- [Stated exercise]:
Skip pictures; extract every line from the one with "Convert this chart to matplotlib code." through the one with "samples_fine = [0, 10, 20, 30, 40, 45, 50, 55, 60]", exactly as written.

- [The records]:
-- begin --

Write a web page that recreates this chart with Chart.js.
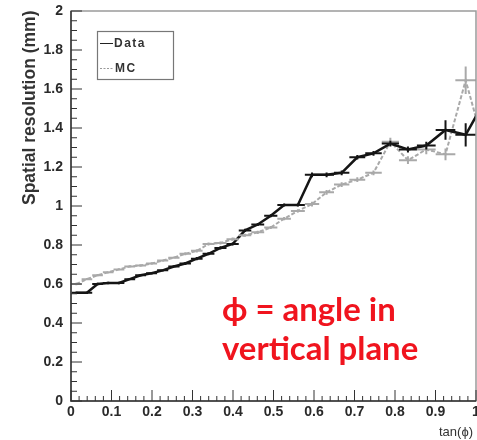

-- end --
-- begin --

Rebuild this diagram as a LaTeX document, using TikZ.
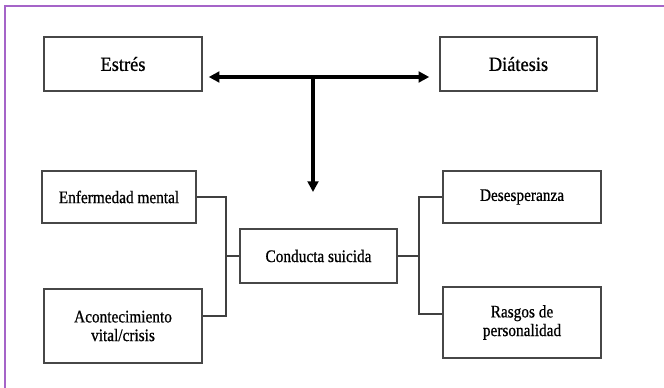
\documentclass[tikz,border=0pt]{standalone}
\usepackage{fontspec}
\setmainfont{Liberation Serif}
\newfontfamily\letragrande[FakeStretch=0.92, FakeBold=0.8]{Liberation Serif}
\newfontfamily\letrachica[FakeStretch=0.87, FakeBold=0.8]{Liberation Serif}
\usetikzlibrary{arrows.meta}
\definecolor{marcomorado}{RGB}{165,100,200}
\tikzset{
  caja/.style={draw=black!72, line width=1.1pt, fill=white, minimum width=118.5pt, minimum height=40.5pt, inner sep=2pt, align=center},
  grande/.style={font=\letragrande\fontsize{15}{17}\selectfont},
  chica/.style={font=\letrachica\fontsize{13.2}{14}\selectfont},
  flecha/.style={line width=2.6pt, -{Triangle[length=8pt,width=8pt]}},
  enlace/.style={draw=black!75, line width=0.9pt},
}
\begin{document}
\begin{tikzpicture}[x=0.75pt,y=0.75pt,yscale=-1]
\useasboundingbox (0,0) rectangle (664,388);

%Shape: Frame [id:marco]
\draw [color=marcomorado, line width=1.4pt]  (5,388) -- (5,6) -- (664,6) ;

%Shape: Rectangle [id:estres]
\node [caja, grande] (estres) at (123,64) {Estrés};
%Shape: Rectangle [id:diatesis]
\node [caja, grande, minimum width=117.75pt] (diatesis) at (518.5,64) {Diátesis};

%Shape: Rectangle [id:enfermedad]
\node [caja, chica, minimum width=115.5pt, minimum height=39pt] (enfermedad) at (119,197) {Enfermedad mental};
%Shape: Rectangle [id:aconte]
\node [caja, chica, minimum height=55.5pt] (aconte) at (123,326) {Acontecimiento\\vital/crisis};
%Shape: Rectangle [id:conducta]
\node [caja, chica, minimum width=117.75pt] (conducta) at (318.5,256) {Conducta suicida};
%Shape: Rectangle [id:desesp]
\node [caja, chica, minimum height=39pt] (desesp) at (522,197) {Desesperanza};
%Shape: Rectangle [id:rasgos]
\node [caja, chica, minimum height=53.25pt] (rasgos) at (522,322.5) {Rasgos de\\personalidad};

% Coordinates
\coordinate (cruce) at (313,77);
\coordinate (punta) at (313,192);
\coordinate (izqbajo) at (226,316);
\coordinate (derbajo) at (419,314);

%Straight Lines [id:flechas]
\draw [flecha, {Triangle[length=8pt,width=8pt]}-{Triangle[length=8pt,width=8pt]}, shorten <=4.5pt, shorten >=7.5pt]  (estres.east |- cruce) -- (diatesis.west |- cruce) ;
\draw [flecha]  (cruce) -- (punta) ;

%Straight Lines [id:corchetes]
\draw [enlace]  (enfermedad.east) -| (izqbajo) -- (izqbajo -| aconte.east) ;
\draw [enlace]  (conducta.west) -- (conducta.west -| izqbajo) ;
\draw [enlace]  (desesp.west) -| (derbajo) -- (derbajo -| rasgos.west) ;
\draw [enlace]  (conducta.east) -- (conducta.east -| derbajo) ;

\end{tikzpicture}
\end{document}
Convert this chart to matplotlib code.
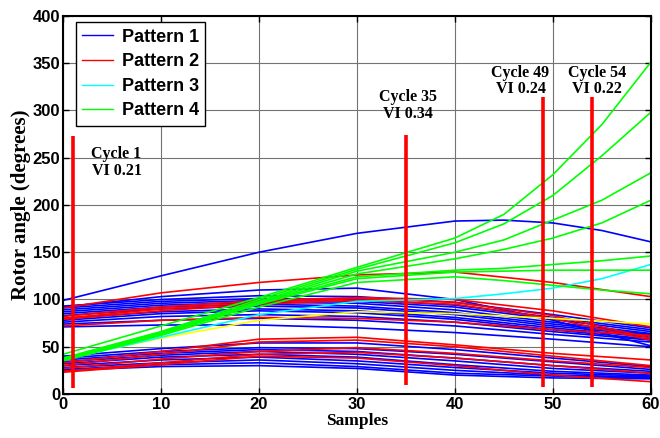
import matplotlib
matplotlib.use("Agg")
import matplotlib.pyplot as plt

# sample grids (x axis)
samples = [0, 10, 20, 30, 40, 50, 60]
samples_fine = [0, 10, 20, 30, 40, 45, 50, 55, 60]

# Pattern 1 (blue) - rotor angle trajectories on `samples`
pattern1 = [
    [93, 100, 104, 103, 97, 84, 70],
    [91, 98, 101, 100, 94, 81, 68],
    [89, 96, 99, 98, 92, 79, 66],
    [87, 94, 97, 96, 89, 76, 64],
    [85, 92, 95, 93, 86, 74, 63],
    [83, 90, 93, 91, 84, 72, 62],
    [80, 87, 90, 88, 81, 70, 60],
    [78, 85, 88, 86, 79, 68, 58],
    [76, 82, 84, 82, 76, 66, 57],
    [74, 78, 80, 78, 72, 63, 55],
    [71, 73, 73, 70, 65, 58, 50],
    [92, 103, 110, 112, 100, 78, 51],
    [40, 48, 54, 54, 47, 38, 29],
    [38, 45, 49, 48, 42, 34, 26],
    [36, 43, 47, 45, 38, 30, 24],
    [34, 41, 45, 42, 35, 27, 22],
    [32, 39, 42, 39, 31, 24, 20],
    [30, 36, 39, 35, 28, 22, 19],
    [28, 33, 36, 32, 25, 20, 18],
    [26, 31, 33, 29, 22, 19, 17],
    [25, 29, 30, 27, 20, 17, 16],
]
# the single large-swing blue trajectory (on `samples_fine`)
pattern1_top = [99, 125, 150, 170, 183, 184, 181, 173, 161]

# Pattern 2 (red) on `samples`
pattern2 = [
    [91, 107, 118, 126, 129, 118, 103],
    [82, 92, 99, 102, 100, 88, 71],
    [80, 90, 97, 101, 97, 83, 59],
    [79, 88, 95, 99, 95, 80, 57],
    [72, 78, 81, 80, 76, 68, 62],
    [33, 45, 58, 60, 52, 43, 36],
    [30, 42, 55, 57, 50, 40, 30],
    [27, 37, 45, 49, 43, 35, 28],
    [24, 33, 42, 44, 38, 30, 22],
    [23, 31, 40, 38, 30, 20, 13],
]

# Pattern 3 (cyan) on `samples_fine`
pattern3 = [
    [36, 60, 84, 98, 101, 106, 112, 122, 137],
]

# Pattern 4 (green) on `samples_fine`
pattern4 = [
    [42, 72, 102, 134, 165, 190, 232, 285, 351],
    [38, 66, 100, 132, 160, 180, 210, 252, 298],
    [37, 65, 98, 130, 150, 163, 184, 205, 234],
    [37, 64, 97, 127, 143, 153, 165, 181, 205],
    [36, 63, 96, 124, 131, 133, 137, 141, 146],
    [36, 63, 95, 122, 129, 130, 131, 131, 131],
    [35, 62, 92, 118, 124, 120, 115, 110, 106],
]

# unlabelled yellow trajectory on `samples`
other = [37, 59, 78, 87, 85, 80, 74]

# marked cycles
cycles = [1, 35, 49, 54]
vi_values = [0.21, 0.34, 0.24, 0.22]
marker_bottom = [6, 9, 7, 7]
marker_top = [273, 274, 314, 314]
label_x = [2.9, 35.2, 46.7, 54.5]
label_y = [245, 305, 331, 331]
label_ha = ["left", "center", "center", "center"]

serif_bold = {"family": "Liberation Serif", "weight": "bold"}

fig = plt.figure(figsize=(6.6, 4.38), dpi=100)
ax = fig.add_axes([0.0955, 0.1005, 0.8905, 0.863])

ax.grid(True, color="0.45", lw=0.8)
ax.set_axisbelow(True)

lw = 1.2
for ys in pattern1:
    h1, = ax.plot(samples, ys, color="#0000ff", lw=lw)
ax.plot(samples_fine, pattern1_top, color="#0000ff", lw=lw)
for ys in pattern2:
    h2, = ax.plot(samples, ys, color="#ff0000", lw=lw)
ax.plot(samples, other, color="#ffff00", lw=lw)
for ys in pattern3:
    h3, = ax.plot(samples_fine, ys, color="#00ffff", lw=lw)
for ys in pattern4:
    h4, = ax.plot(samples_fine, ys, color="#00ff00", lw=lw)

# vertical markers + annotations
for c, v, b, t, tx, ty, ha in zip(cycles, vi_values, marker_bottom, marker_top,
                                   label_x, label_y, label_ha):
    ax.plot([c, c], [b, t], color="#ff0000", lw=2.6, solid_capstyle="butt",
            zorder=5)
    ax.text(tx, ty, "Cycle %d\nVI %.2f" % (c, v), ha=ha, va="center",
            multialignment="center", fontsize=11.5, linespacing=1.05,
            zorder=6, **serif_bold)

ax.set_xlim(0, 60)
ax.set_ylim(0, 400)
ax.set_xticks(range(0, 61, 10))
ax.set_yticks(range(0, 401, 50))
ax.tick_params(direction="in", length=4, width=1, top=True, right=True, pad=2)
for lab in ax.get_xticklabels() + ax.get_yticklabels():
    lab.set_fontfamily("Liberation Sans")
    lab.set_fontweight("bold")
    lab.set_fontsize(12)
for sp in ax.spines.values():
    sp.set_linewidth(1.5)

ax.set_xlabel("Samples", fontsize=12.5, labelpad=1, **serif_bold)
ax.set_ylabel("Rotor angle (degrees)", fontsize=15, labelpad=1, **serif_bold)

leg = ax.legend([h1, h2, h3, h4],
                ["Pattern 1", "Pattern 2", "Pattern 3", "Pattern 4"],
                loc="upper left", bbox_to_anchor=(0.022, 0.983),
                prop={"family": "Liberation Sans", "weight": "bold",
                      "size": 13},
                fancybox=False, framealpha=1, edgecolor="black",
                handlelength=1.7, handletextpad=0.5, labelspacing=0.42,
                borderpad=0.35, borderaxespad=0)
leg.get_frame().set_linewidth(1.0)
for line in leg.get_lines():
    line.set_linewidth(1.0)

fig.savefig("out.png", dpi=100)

-- end --

- [Expected output]:
Convert this chart to matplotlib code.
import matplotlib
matplotlib.use("Agg")
import matplotlib.pyplot as plt

# sample grids (x axis)
samples = [0, 10, 20, 30, 40, 50, 60]
samples_fine = [0, 10, 20, 30, 40, 45, 50, 55, 60]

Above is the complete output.